-- SHORT PROBLEM --
For the material that follows, list every line containing the word "script".

-- RECORDED DATA --

※ ※ ※

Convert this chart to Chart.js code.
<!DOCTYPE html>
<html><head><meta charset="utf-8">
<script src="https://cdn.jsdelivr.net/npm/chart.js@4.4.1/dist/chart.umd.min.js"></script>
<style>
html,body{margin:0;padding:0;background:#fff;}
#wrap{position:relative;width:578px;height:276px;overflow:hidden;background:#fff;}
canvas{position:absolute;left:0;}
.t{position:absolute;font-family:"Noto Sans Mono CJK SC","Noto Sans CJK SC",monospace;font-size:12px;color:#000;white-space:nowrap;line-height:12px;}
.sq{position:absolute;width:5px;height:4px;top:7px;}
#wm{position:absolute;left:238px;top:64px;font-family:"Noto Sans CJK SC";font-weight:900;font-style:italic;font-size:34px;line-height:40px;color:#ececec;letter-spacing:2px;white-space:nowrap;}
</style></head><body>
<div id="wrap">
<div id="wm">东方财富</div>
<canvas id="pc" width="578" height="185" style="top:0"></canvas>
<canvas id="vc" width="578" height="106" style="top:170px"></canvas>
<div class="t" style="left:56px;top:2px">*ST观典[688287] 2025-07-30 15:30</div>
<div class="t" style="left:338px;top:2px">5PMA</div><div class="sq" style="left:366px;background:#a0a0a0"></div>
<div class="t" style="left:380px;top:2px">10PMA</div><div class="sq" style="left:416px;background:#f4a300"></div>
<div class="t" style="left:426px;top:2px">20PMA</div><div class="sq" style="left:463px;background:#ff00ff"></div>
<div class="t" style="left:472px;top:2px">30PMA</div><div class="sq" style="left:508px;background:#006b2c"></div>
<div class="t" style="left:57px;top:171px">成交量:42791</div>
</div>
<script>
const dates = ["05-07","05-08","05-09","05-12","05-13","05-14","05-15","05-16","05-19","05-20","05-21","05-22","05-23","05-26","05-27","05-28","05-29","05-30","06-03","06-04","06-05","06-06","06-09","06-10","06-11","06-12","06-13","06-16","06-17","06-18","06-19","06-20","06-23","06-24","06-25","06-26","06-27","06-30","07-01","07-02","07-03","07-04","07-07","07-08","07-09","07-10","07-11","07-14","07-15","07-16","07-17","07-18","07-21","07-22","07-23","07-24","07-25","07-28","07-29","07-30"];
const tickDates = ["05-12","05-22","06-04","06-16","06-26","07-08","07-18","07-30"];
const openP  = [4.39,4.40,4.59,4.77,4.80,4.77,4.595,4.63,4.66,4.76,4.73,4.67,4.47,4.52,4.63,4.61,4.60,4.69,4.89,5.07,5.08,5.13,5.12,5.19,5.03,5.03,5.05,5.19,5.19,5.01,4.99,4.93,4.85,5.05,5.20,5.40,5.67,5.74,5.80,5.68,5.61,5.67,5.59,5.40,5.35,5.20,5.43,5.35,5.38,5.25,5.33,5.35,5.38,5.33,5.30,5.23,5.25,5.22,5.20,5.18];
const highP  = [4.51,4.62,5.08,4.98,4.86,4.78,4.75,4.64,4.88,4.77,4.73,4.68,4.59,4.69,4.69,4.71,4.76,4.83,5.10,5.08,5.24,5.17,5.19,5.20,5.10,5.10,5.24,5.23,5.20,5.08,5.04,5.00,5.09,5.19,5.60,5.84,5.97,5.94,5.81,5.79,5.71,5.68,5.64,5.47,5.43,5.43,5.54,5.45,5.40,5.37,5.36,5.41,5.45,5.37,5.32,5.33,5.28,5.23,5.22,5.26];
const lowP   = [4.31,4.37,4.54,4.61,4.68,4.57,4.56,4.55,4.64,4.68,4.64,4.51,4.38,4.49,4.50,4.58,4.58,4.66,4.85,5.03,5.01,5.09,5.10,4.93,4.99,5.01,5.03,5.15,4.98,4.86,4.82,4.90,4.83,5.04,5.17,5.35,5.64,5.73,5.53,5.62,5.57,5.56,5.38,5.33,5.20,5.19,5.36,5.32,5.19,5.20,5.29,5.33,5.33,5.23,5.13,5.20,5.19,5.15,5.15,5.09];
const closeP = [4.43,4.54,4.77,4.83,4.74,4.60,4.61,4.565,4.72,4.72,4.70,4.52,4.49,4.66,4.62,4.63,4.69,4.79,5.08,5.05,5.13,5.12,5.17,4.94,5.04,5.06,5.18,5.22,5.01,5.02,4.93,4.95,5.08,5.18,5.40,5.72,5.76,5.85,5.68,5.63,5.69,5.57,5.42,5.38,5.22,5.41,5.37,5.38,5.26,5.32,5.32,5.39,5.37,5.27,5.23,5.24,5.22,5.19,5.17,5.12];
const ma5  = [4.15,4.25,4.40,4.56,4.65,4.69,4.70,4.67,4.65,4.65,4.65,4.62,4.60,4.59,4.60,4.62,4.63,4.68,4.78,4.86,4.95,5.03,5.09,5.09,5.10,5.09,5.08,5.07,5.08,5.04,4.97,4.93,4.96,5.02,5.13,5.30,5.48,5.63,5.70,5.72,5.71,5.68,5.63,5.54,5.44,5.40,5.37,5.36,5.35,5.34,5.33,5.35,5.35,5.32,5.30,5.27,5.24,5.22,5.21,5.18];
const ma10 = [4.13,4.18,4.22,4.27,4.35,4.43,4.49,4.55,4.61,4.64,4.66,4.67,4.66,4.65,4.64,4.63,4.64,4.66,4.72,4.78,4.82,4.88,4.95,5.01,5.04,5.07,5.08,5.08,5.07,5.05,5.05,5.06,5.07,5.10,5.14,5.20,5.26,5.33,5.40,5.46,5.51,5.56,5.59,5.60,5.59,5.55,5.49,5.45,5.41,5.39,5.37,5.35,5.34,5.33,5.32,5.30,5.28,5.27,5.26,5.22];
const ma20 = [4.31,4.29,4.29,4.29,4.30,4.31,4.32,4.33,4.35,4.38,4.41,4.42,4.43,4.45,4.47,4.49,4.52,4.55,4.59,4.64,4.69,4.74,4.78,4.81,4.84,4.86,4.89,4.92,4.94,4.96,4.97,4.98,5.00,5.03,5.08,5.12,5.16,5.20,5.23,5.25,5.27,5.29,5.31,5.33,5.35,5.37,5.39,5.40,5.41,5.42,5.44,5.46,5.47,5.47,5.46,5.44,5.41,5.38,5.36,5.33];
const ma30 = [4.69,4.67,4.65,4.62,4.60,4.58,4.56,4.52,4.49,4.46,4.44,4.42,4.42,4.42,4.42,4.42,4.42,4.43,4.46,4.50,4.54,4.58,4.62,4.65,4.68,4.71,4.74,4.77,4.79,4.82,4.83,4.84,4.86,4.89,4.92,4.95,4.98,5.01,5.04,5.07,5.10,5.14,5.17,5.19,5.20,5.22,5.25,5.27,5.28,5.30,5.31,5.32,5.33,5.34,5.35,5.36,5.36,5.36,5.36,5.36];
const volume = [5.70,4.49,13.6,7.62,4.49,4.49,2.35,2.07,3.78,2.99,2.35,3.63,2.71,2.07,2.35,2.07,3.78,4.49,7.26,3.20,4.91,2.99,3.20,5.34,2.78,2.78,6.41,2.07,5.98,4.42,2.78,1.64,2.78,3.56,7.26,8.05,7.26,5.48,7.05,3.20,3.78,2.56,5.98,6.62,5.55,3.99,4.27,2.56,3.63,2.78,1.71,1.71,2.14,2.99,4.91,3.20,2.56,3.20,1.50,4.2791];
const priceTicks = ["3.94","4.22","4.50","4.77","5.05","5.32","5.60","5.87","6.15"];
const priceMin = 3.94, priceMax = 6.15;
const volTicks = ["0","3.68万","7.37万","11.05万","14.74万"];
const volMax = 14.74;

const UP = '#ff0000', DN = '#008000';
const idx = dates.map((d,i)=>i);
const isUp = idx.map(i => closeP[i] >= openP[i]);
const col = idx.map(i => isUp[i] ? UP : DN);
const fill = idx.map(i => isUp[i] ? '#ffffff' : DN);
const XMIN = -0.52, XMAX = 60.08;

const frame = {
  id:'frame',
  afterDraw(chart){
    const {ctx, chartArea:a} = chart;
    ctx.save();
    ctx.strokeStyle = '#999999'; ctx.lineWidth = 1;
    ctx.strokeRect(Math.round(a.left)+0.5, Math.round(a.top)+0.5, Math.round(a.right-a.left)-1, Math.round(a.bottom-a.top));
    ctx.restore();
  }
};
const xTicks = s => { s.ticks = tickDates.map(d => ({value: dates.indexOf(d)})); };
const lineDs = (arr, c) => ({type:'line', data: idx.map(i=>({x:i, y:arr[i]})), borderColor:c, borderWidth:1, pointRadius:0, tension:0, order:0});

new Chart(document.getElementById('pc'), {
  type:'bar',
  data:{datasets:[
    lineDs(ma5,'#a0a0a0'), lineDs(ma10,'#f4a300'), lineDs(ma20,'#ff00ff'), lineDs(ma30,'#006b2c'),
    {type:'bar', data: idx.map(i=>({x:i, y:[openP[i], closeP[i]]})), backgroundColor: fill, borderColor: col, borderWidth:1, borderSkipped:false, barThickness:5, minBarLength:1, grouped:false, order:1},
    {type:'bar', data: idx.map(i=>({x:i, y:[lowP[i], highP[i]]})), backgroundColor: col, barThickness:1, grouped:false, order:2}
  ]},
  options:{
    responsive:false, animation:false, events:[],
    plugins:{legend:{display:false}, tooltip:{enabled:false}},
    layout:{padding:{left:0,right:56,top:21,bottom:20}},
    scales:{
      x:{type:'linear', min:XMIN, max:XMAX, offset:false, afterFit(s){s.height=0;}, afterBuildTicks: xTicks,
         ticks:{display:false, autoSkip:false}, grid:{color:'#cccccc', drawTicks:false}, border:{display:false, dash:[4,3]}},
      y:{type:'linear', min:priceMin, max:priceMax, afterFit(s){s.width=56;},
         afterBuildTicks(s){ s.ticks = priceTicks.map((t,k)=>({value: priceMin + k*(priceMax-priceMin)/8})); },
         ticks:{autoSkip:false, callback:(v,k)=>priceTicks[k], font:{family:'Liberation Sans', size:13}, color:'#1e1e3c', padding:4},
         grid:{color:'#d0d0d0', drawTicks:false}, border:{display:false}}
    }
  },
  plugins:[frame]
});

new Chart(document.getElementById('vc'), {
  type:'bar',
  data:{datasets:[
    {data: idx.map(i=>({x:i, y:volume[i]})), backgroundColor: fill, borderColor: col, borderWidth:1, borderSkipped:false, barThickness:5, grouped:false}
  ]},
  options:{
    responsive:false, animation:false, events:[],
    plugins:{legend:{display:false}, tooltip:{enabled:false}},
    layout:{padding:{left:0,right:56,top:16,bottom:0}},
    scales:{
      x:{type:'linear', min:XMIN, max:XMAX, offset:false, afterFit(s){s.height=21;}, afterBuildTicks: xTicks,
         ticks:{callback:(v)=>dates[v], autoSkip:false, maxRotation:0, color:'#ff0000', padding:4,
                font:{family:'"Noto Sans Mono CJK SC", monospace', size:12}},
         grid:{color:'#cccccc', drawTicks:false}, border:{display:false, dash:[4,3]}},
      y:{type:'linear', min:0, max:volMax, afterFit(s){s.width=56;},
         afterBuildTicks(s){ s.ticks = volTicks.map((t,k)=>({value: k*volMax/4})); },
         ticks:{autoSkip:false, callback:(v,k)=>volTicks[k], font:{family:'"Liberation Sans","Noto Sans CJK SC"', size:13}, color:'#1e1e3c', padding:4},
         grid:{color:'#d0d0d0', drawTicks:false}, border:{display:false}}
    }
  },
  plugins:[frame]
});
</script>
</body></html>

※ ※ ※

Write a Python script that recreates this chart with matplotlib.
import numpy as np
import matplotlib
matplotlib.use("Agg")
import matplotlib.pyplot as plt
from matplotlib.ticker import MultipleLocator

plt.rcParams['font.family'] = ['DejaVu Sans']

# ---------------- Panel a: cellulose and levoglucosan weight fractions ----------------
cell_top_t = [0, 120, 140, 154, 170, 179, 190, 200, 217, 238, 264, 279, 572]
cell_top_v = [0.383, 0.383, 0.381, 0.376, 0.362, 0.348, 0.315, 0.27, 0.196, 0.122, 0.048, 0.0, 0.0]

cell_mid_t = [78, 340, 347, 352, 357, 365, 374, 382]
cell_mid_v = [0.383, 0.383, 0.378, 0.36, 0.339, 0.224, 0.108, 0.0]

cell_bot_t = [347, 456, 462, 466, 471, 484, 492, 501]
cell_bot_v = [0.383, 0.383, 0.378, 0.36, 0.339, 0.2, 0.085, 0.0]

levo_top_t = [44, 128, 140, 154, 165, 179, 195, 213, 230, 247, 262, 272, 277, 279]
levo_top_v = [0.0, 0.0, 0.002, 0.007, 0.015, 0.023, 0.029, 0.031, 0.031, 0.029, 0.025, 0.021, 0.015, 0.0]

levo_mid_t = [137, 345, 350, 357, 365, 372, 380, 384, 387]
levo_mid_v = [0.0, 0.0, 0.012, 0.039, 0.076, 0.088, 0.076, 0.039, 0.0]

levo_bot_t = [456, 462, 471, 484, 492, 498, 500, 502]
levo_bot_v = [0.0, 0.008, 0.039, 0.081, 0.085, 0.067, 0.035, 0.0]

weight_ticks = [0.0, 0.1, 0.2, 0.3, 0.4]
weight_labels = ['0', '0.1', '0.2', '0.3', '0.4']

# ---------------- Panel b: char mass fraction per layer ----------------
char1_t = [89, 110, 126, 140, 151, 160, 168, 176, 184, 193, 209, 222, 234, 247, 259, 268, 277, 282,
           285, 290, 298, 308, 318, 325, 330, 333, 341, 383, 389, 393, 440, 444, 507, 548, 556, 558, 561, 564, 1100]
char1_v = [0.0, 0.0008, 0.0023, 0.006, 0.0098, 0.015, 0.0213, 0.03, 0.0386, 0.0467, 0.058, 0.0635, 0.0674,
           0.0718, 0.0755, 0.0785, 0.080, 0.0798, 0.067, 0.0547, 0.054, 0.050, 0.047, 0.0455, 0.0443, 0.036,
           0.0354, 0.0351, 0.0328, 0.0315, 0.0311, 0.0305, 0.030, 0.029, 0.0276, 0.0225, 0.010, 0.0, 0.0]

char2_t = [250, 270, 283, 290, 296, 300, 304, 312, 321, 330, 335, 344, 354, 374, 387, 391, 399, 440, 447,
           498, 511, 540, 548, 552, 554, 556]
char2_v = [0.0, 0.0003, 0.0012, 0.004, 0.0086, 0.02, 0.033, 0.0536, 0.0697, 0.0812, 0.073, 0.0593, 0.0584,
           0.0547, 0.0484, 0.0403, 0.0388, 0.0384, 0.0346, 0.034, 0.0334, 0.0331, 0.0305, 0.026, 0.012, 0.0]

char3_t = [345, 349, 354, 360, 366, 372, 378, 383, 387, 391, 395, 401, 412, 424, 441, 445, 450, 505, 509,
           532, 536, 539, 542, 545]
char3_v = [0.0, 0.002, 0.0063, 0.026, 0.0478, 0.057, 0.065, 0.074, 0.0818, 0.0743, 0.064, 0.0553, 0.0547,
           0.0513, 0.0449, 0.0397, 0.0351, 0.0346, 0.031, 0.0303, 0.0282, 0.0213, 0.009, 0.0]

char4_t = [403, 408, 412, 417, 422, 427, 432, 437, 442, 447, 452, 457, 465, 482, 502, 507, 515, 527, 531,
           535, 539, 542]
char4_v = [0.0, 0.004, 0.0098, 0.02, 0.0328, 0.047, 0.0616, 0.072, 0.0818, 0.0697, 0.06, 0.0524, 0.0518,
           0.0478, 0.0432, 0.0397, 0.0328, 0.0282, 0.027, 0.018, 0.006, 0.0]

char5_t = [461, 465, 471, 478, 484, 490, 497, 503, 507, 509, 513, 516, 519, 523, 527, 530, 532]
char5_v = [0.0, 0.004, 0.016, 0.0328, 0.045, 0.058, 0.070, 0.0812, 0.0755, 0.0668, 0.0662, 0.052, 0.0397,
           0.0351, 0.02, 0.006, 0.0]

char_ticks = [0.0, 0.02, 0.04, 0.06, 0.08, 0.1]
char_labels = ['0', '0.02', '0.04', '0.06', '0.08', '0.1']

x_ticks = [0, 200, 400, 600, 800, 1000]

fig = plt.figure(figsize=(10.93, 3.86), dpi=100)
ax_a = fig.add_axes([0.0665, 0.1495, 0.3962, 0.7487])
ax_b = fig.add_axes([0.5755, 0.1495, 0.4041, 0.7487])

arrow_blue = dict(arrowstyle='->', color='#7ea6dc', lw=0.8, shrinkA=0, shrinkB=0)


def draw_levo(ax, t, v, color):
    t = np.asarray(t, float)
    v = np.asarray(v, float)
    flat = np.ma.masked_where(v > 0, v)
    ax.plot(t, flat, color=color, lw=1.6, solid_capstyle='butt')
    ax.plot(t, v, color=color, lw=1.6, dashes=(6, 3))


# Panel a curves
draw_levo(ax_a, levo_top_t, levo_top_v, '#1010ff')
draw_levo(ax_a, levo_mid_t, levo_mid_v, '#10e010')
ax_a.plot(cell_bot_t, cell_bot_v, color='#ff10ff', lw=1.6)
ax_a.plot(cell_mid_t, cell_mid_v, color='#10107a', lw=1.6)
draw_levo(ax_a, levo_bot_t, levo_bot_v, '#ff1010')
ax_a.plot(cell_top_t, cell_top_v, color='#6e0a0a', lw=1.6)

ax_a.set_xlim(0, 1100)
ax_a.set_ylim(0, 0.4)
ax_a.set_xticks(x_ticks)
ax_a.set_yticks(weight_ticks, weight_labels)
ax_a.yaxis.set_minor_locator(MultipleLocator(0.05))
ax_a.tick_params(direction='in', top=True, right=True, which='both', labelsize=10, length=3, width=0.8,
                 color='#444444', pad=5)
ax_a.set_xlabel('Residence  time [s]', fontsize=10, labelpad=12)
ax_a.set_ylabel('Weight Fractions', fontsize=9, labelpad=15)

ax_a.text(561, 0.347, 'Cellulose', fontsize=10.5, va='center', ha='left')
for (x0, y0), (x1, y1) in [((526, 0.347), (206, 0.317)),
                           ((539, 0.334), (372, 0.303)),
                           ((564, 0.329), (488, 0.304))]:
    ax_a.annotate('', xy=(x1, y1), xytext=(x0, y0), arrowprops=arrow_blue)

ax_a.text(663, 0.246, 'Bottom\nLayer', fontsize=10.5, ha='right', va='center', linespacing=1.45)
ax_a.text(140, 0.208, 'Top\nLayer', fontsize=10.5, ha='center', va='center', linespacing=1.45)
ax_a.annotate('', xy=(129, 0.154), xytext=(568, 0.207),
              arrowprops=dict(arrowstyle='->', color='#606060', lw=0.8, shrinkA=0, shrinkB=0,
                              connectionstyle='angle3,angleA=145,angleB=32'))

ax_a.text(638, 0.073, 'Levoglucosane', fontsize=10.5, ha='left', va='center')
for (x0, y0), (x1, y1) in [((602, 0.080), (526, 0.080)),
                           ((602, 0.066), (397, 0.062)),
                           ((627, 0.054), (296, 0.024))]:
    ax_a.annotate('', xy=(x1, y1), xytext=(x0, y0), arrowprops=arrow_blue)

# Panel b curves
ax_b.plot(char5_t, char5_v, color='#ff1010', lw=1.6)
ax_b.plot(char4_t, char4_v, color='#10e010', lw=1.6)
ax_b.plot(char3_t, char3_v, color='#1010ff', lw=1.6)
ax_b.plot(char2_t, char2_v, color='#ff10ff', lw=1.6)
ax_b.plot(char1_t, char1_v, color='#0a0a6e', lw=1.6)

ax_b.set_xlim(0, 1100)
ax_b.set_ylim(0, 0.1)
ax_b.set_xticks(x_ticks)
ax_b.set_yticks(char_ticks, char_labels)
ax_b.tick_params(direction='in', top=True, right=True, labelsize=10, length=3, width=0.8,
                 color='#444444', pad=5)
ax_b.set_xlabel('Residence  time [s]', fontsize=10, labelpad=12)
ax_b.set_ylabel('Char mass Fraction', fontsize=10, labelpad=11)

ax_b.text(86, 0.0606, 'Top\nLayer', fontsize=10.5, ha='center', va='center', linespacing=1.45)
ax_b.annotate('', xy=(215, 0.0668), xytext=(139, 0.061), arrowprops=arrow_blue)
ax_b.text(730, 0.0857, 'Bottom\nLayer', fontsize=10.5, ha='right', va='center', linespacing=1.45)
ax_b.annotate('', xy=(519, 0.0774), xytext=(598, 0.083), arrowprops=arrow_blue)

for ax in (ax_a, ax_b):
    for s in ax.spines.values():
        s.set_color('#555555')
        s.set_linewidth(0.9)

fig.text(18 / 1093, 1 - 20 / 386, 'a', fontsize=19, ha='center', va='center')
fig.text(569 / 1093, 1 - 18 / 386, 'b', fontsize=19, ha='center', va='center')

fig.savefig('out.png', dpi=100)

※ ※ ※

-- EXERCISE RESULT --
<script src="https://cdn.jsdelivr.net/npm/chart.js@4.4.1/dist/chart.umd.min.js"></script>
<script>
</script>
Write a Python script that recreates this chart with matplotlib.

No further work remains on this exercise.